• xenopolitix

436. Progress (X)

“Presentism” has long been identified has a problem in the contemporary West, although, given its nature, presumably nobody has the historical memory to recall that people have complained about presentism for decades—certainly at least since The Closing of the American Mind. Presentism inverts the eternal now found in Buddhism and other mystical traditions; it is the tendency to live ahistorically and so to be constantly surprised when events that are predictable to those who study history take place, or, alternatively, to be easily gulled by propaganda—to think that, just like it says on the telly, that there were black vikings and strong female warriors in the past.

Historically-minded people understand, for example, how Churchill was concerned that Britain should remain white post-WWII; although the Churchill image is bruited about in mainstream propaganda as “anti-Nazi” and “anti-racist”. The sentiment Churchill expressed would be classified as “Nazi”: we fought WWII so Britain would no longer be white, so it would be “a nation of immigrants” (correction, it always was) and become “diverse”. Anti-Nazi Churchill could not possibly want a white Britain; that is not what the telly box and the nice men from the neoconservative think tank told me.

Presentism also holds that everything from about three decades ago was hopelessly reactionary, whereas today we have progressed: women in the 1950s were strictly disciplined and lived in suburban purdah akin to Afghanistan; really, as they popped out child after child—being practically helpless and illiterate—they were desperately unhappy and necked pep pills to stave off suicidal thoughts. The fact that women entered the work force en masse in WWII and that contemporary films were soaked with feminist themes is lost on presentism. For the presentist, all that exists is today’s propaganda message; and the message says, “We must progress; we don’t want to go back to 1950.” We must not go back to the time when straight white men did sinister things to other people: this attitude spawned the cry, “It’s 2016!”, during Brexit—for the brainwashed presentist it is “current year” and in “current year” this is what we do, since we have progressed and so current year is self-evidently good.

The fact that much the same propaganda has been spewed out for decades is lost on the presentist. There were people in 1950 who roughly said, “It’s not 1890, you know,” and progressive talking points were already in evidence in 1890—soon I expect to hear “how hard it was for women in the 1990s, before feminism”. The attitude is connected to the view that societies improve by default, so that 2021 is automatically better than 2016—though rationally there is no reason why this should be; and this is integral to the progressive belief system, partly inherited from Marxism: the view that history has a direction and the direction is to the good; ironically, people who think this know as little about actual historical events as possible.
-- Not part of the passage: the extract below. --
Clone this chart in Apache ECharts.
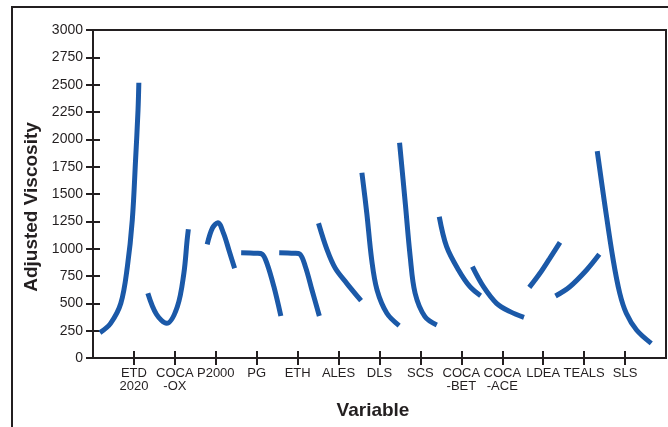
<!DOCTYPE html>
<html>
<head>
<meta charset="utf-8">
<script src="https://cdn.jsdelivr.net/npm/echarts@6/dist/echarts.min.js"></script>
<style>html,body{margin:0;padding:0;background:#fff}#c{width:668px;height:427px}</style>
</head>
<body>
<div id="c"></div>
<script>
// Category labels (x positions 0..12)
const categories = ["ETD\n2020","COCA\n-OX","P2000","PG","ETH","ALES","DLS","SCS","COCA\n-BET","COCA\n-ACE","LDEA","TEALS","SLS"];
const yTicks = [0,250,500,750,1000,1250,1500,1750,2000,2250,2500,2750,3000];

// Curves: [x (category units), adjusted viscosity]
const etd2020 = [[-0.83,232],[-0.57,317],[-0.32,500],[-0.16,835],[-0.04,1262],[0.04,1811],[0.10,2268],[0.12,2518]];
const cocaOx  = [[0.34,592],[0.55,400],[0.80,317],[1.06,469],[1.22,775],[1.30,1079],[1.33,1177]];
const p2000   = [[1.79,1040],[1.92,1190],[2.05,1238],[2.19,1140],[2.32,988],[2.46,820]];
const pg      = [[2.62,963],[3.00,958],[3.13,951],[3.25,866],[3.42,652],[3.59,384]];
const eth     = [[3.55,963],[3.92,958],[4.05,951],[4.19,835],[4.35,622],[4.53,384]];
const ales    = [[4.51,1232],[4.72,988],[4.92,820],[5.20,683],[5.55,524]];
const dls     = [[5.57,1695],[5.69,1323],[5.81,896],[5.94,622],[6.18,409],[6.48,296]];
const scs     = [[6.49,1969],[6.63,1415],[6.75,927],[6.87,592],[7.11,378],[7.40,302]];
const cocaBet = [[7.46,1292],[7.64,1018],[7.93,805],[8.21,652],[8.47,570]];
const cocaAce = [[8.27,835],[8.54,652],[8.86,500],[9.19,424],[9.53,372]];
const ldea    = [[9.66,646],[9.92,775],[10.16,912],[10.41,1058]];
const teals   = [[10.30,567],[10.65,652],[11.06,805],[11.37,948]];
const sls     = [[11.32,1893],[11.50,1415],[11.71,896],[11.87,592],[12.03,409],[12.28,256],[12.64,134]];

const curves = [etd2020,cocaOx,p2000,pg,eth,ales,dls,scs,cocaBet,cocaAce,ldea,teals,sls];
const catIdx = categories.map((c,i)=>i);

const ink = '#231f20';
const blue = '#1b59a8';
const font = 'Liberation Sans, Arial, sans-serif';

const chart = echarts.init(document.getElementById('c'), null, {renderer:'canvas'});
chart.setOption({
  animation:false,
  backgroundColor:'#fff',
  grid:{left:93, right:2, top:30, bottom:69, show:true, borderColor:ink, borderWidth:2, backgroundColor:'transparent'},
  xAxis:[{
    type:'value', min:-1, max:13, interval:1,
    axisLine:{show:true, onZero:false, lineStyle:{color:ink, width:2}},
    axisTick:{show:true, customValues:catIdx, length:7, inside:false, lineStyle:{color:ink, width:2}},
    axisLabel:{customValues:catIdx, formatter:v=>categories[Math.round(v)]||'', color:ink, fontFamily:font, fontSize:13, lineHeight:13, margin:9},
    splitLine:{show:false}
  },{
    type:'value', min:-1, max:13, interval:1, position:'bottom',
    axisLine:{show:true, onZero:false, lineStyle:{color:ink, width:2}},
    axisTick:{show:true, customValues:catIdx, length:7, inside:true, lineStyle:{color:ink, width:2}},
    axisLabel:{show:false}, splitLine:{show:false}
  }],
  yAxis:[{
    type:'value', min:0, max:3000, interval:250,
    axisLine:{show:true, onZero:false, lineStyle:{color:ink, width:2}},
    axisTick:{show:true, length:7, lineStyle:{color:ink, width:2}},
    axisLabel:{color:ink, fontFamily:font, fontSize:14, margin:10, customValues:yTicks, formatter:v=>String(v)},
    splitLine:{show:false}
  },{
    type:'value', min:0, max:3000, interval:250, position:'left',
    axisLine:{show:true, onZero:false, lineStyle:{color:ink, width:2}},
    axisTick:{show:true, length:7, inside:true, lineStyle:{color:ink, width:2}},
    axisLabel:{show:false}, splitLine:{show:false}
  }],
  graphic:[
    {type:'polyline', shape:{points:[[12,427],[12,7],[668,7]]}, style:{stroke:ink, lineWidth:2, fill:null}},
    {type:'text', x:32, y:207, rotation:Math.PI/2, style:{text:'Adjusted Viscosity', fontFamily:font, fontWeight:'bold', fontSize:19, fill:ink, align:'center', verticalAlign:'middle'}},
    {type:'text', x:373, y:411, style:{text:'Variable', fontFamily:font, fontWeight:'bold', fontSize:19, fill:ink, align:'center', verticalAlign:'middle'}}
  ],
  series: curves.map((d,i)=>({
    type:'line', data:d,
    // alternate curves between the two identical axis pairs so both pairs render
    xAxisIndex:i%2, yAxisIndex:i%2, smooth:0.35,
    showSymbol:false, symbol:'none', silent:true,
    lineStyle:{color:blue, width:5, cap:'butt'}
  }))
});
</script>
</body>
</html>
Presentism is connected to feminisation; as Spengler observed, women are ahistorical; they are like plants, every woman is really the same woman—the grass grows and dies and it is more or less the same in 1500 and 2020. Men, by contrast, are definite individuals and so have a history: men do not live in a perpetual present—man separates himself from nature, differentiates himself and becomes unique.

There will be no man exactly like Alexander the Great or Napoleon—yet all women are much the same in all ages. Men are strategists and think in the long-term—they think historically, whereas women are immediate hedonists; hence the consumer society is a presentist society, YOLO is its slogan—you only live once, and not in the sense that you must remember you must die. Rather, the sentiment is that you should spend it all now: burn it up irresponsibly, there is only nature’s perpetual now—not the eternal spiritual now—and you might as well use it up. Unless you are a Nazi, or whatever.